Here’s how Apple envisions tackling this issue:

When iOS is executing on a 64-bit device, iOS includes separate 32-bit and 64-bit versions of the system frameworks. When all apps running on the device are compiled for the 64-bit runtime, iOS never loads the 32-bit versions of those libraries, which means that the system uses less memory and launches apps more quickly.

Because all of the built-in apps already support the 64-bit runtime, it is to everyone’s benefit that all apps running on 64-bit devices be compiled for the 64-bit runtime, especially apps that support background processing. Even apps that are not performance sensitive gain from this memory efficiency.

Eventually all iOS devices will have 64-bit processors so at some point support for 32-bit architecture will be dropped altogether – just as Apple stopped supporting legacy PowerPC apps years after it had transitioned Macs to Intel chips.

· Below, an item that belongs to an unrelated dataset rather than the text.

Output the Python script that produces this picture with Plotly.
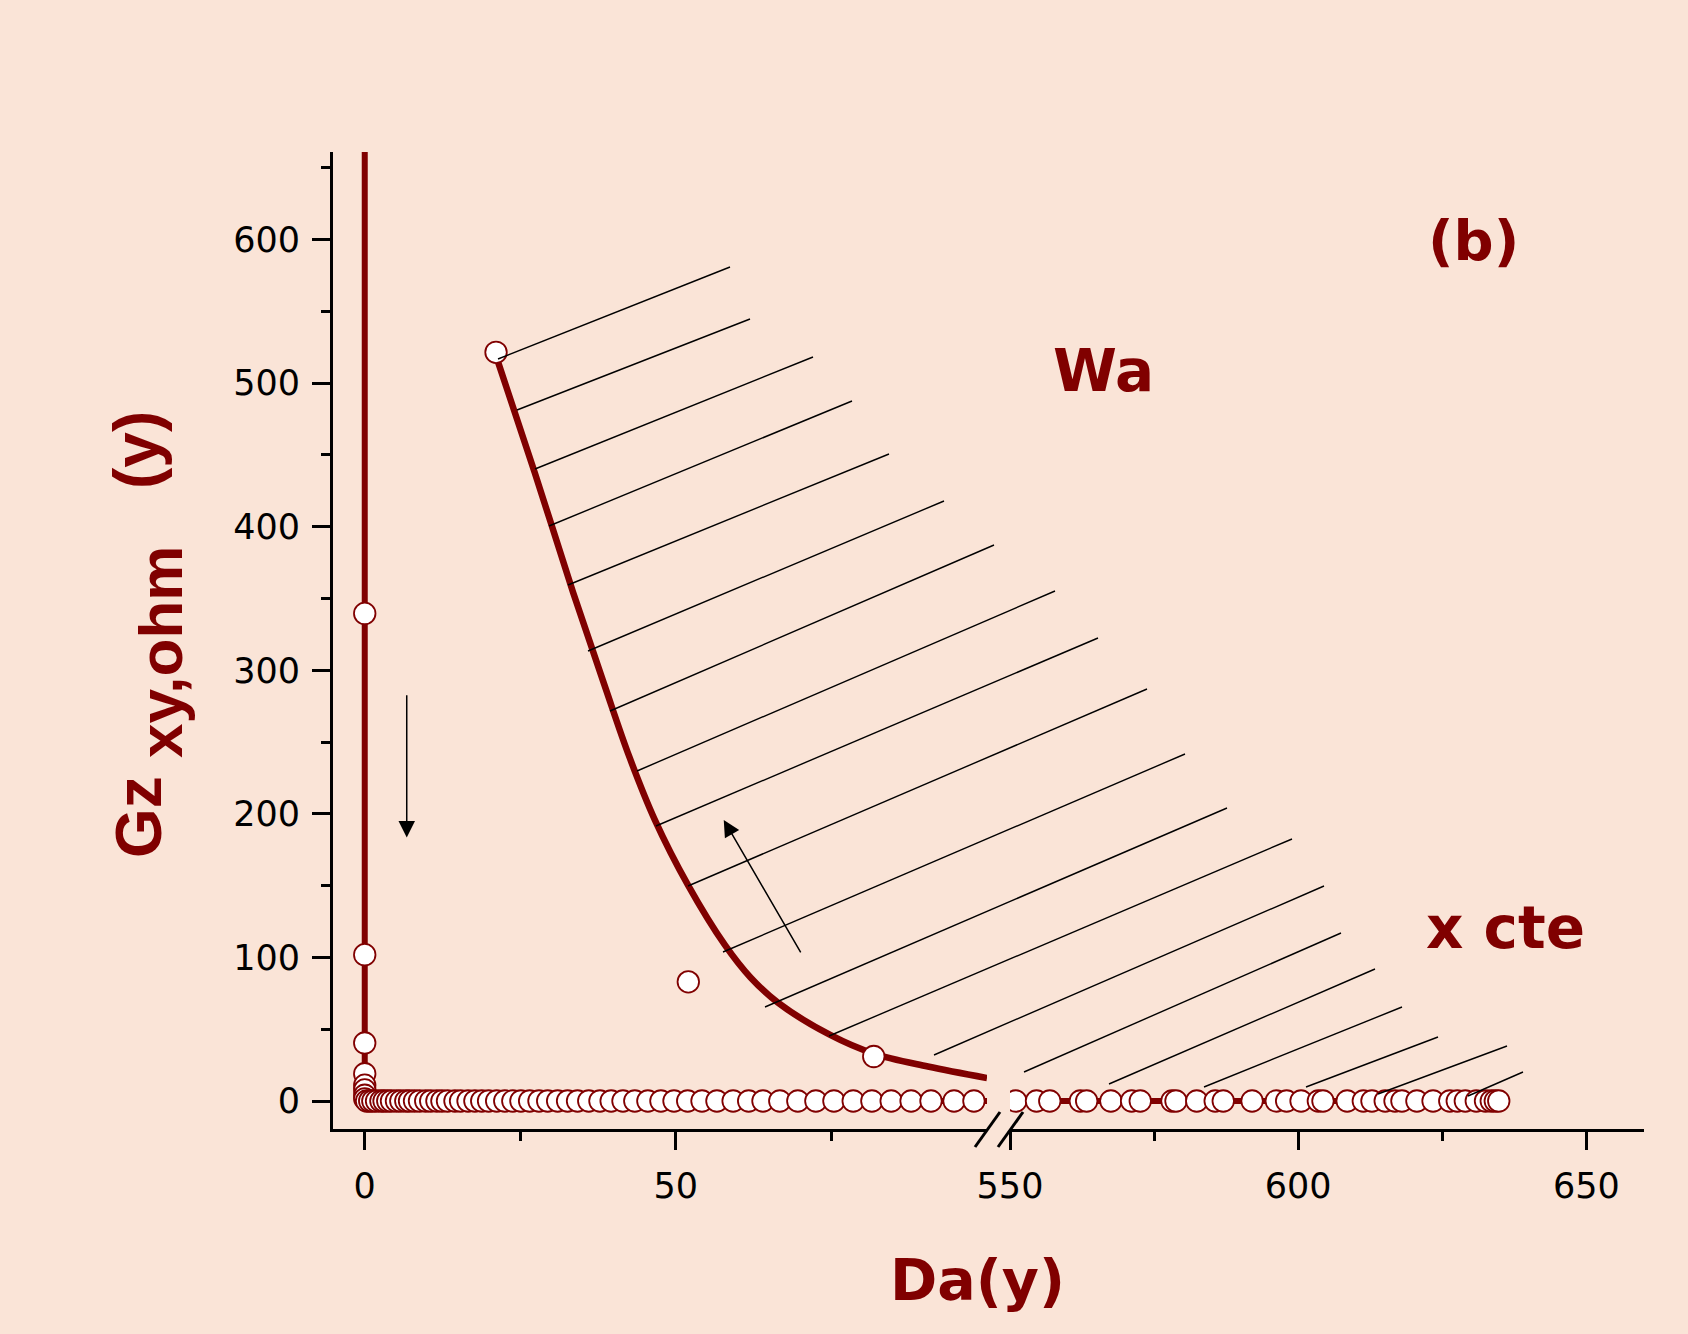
import plotly.graph_objects as go

# ---------------- data ----------------
# Gz(xy,ohm) series, x constant: vertical part at Da = 0
col_x = [0.0, 0.0, 0.0, 0.0, 0.0, 0.0, 0.0, 0.0, 0.0]
col_y = [2000.0, 339.6, 101.9, 40.4, 19.0, 11.0, 7.7, 4.0, 1.5]

# horizontal part, left of the axis break
row_left_x = [0.3, 0.8, 1.3, 1.9, 2.6, 3.1, 3.7, 4.3, 5.1, 5.8,
              6.6, 7.2, 8.0, 8.8, 9.8, 10.6, 11.6, 12.4, 13.3, 14.5,
              15.4, 16.6, 17.7, 18.8, 19.9, 21.2, 22.5, 23.8, 25.1, 26.5,
              28.0, 29.4, 31.0, 32.6, 34.2, 36.0, 37.8, 39.6, 41.5, 43.4,
              45.5, 47.6, 49.7, 51.9, 54.2, 56.6, 59.2, 61.7, 64.0, 66.7,
              69.6, 72.5, 75.4, 78.5, 81.5, 84.6, 87.8, 91.0, 94.7, 97.9]
row_left_y = [0, 0, 0, 0, 0, 0, 0, 0, 0, 0,
              0, 0, 0, 0, 0, 0, 0, 0, 0, 0,
              0, 0, 0, 0, 0, 0, 0, 0, 0, 0,
              0, 0, 0, 0, 0, 0, 0, 0, 0, 0,
              0, 0, 0, 0, 0, 0, 0, 0, 0, 0,
              0, 0, 0, 0, 0, 0, 0, 0, 0, 0]

# horizontal part, right of the axis break
row_right_x = [551.0, 554.6, 556.9, 562.2, 563.3, 567.5, 571.1, 572.6, 578.1, 578.8,
               582.4, 585.6, 587.0, 592.0, 596.2, 598.0, 600.5, 603.5, 604.3, 608.5,
               611.3, 612.8, 615.1, 616.8, 618.0, 620.6, 623.4, 626.3, 627.6, 629.0,
               630.9, 632.5, 633.5, 634.2, 634.8]
row_right_y = [0, 0, 0, 0, 0, 0, 0, 0, 0, 0,
               0, 0, 0, 0, 0, 0, 0, 0, 0, 0,
               0, 0, 0, 0, 0, 0, 0, 0, 0, 0,
               0, 0, 0, 0, 0]

# Wa points and their fitted curve
wa_x = [21.1, 52.0, 81.8]
wa_y = [521.5, 83.0, 31.0]
fit_x = [21.1, 27.3, 33.5, 38.5, 42.5, 46.6, 52.0, 57.9, 62.0, 66.4, 74.8, 81.8, 90.5, 100.0]
fit_y = [519.0, 438.0, 354.0, 290.0, 240.0, 196.0, 150.0, 108.5, 86.0, 68.5, 46.0, 33.0, 24.0, 16.0]

# ticks
left_ticks = [0, 50]
left_minor = [25, 75]
right_ticks = [550, 600, 650]
right_minor = [575, 625]
y_ticks = [0, 100, 200, 300, 400, 500, 600]
y_minor = [50, 150, 250, 350, 450, 550, 650]

# hatching of the Wa region (figure pixels: start -> end)
hatch_start = [(498, 359), (517, 410), (535, 469), (549, 526), (568, 585), (588, 651),
               (610, 711), (637, 771), (656, 826), (688, 886), (723, 952), (765, 1007),
               (829, 1036), (934, 1055), (1024, 1072), (1109, 1084), (1204, 1087),
               (1306, 1087), (1378, 1094), (1468, 1096)]
hatch_end = [(730, 267), (750, 319), (813, 357), (852, 401), (889, 454), (944, 501),
             (994, 545), (1055, 591), (1098, 638), (1147, 689), (1185, 754), (1227, 808),
             (1292, 839), (1324, 886), (1341, 933), (1375, 969), (1402, 1007),
             (1438, 1037), (1507, 1046), (1523, 1072)]

# ---------------- styling ----------------
W, H = 1688, 1334
ML, MR, MT, MB = 333, 44, 152, 205
PW, PH = W - ML - MR, H - MT - MB
BG = "#FAE4D7"
RED = "#800000"
TICKFONT = dict(family="DejaVu Sans", size=35, color="black")
BOLD = "DejaVu Sans"
NARROW = "Liberation Sans"


def px2paper(px, py):
    return (px - ML) / PW, (H - MB - py) / PH


gz_x = col_x + row_left_x + row_right_x
gz_y = col_y + row_left_y + row_right_y

fig = go.Figure()

for xa in ["x", "x2"]:
    fig.add_trace(go.Scatter(
        x=gz_x, y=gz_y, mode="lines+markers", xaxis=xa, yaxis="y",
        line=dict(color=RED, width=6),
        marker=dict(size=21.5, color="white", line=dict(color=RED, width=1.8)),
        hoverinfo="skip"))

fig.add_trace(go.Scatter(
    x=fit_x, y=fit_y, mode="lines", xaxis="x", yaxis="y",
    line=dict(color=RED, width=6.5, shape="spline", smoothing=1.0),
    hoverinfo="skip"))
fig.add_trace(go.Scatter(
    x=wa_x, y=wa_y, mode="markers", xaxis="x", yaxis="y",
    marker=dict(size=21.5, color="white", line=dict(color=RED, width=1.8)),
    hoverinfo="skip"))

shapes = []
for (sx, sy), (ex, ey) in zip(hatch_start, hatch_end):
    x0, y0 = px2paper(sx, sy)
    x1, y1 = px2paper(ex, ey)
    shapes.append(dict(type="line", xref="paper", yref="paper", x0=x0, y0=y0,
                       x1=x1, y1=y1, line=dict(color="black", width=1.4)))
# axis-break slashes
for (sx, sy), (ex, ey) in [((975, 1147), (1000, 1112)), ((998, 1147), (1023, 1112))]:
    x0, y0 = px2paper(sx, sy)
    x1, y1 = px2paper(ex, ey)
    shapes.append(dict(type="line", xref="paper", yref="paper", x0=x0, y0=y0,
                       x1=x1, y1=y1, line=dict(color="black", width=3)))

ann = []
# arrows
ann.append(dict(x=6.75, y=183.6, ax=6.75, ay=283.6, xref="x", yref="y", axref="x", ayref="y",
                text="", showarrow=True, arrowhead=2, arrowsize=2.2, arrowwidth=1.5,
                arrowcolor="black"))
ann.append(dict(x=57.7, y=195.8, ax=70.2, ay=102.4, xref="x", yref="y", axref="x", ayref="y",
                text="", showarrow=True, arrowhead=2, arrowsize=2.2, arrowwidth=1.5,
                arrowcolor="black"))


def label(text, cx, cy, size, family=BOLD, angle=0):
    px, py = px2paper(cx, cy)
    ann.append(dict(x=px, y=py, xref="paper", yref="paper", text=text, showarrow=False,
                    xanchor="center", yanchor="middle", textangle=angle,
                    font=dict(family=family, size=size, color=RED, weight="bold")))


label("(b)", 1473, 240, 56)
label("Wa", 1103, 371, 58)
label("x cte", 1505, 928, 58)
label("Da(y)", 977, 1280, 57)
label("Gz", 139, 817, 64, NARROW, -90)
label("xy,ohm", 160, 652, 62, NARROW, -90)
label("(y)", 137, 450, 64, NARROW, -90)

axis_common = dict(showline=True, linecolor="black", linewidth=3, ticks="outside",
                   ticklen=18, tickwidth=3, tickcolor="black", showgrid=False,
                   zeroline=False, tickfont=TICKFONT)

fig.update_layout(
    width=W, height=H, margin=dict(l=ML, r=MR, t=MT, b=MB),
    paper_bgcolor=BG, plot_bgcolor=BG, showlegend=False,
    xaxis=dict(domain=[0, (987 - ML) / PW], range=[-5.1, 100], anchor="y",
               tickmode="array", tickvals=left_ticks, ticklabelstandoff=6,
               minor=dict(tickmode="array", tickvals=left_minor, ticks="outside",
                          ticklen=9, tickwidth=3, tickcolor="black"),
               **axis_common),
    xaxis2=dict(domain=[(1010 - ML) / PW, 1], range=[550, 660], anchor="y",
                tickmode="array", tickvals=right_ticks, ticklabelstandoff=6,
                minor=dict(tickmode="array", tickvals=right_minor, ticks="outside",
                           ticklen=9, tickwidth=3, tickcolor="black"),
                **axis_common),
    yaxis=dict(domain=[0, 1], range=[-19.5, 661], anchor="x",
               tickmode="array", tickvals=y_ticks, ticklabelstandoff=5,
               minor=dict(tickmode="array", tickvals=y_minor, ticks="outside",
                          ticklen=9, tickwidth=3, tickcolor="black"),
               **axis_common),
    shapes=shapes, annotations=ann,
)

fig.write_html("out.html")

iPhone 5s promo (A7 chip closeup 002)

As for the A7 chip which has over a billion transistors, Apple during the keynote touted two times general and floating-point registers over its predecessor, the A6 package.

Doubling the registers not only gives the chip the ability to address the memory space beyond four gigabytes of RAM, it lets it perform calculations with greater accuracy, carry out operations on larger data sets in a single cycle and move larger chunks of data between the slower RAM and the fast registers more efficiently.

What you end up with is a two times speed gain in compute and graphics performance – the A7 chip is 40 times faster than the processor of the original iPhone.

Apple September 2013 event (iPhone 5s, 64-bit slide 002)

We also know iOS 7 is optimized for 64-bit computing.

Specifically, both the operating system kernel/drivers and all of stock apps have been uniquely designed to take advantage of the A7 chip.

According to Apple’s iPhone 5S web page:

The Camera app is a great example. It takes advantage of a new image signal processor built into A7 to give you up to 2x faster autofocus, faster photo capture, and higher video frame rates.

You’d think with all this going on, battery life would suffer. But it doesn’t, because A7 is designed to be incredibly energy efficient.

And here’s what Apple’s Dev Center says about 64-bit computing in iOS 7:

iPhone 5s is powered by Apple’s next generation A7 chip, making it the world’s first smartphone with 64-bit desktop-class architecture for blazing fast performance in the palm of your hand. The iOS kernel, libraries, and drivers now take advantage of 64-bit, delivering up to 2x faster CPU and graphics performance for your apps and games.

And it’s easy to build and run your apps in 64-bit because Xcode automatically builds your apps into binaries that will run on both 32-bit and 64-bit devices.

Apple’s transition guide details porting apps to the new 64-bit architecture.

iDB and other publications spotted traces of devices running iOS 7.0.1, iOS 7.0.2 and iOS 7.1, providing basis for speculation that perhaps support for 32- and 64-bit code on iOS 7 with a single binary is in the cards for an upcoming iOS 7 software updates.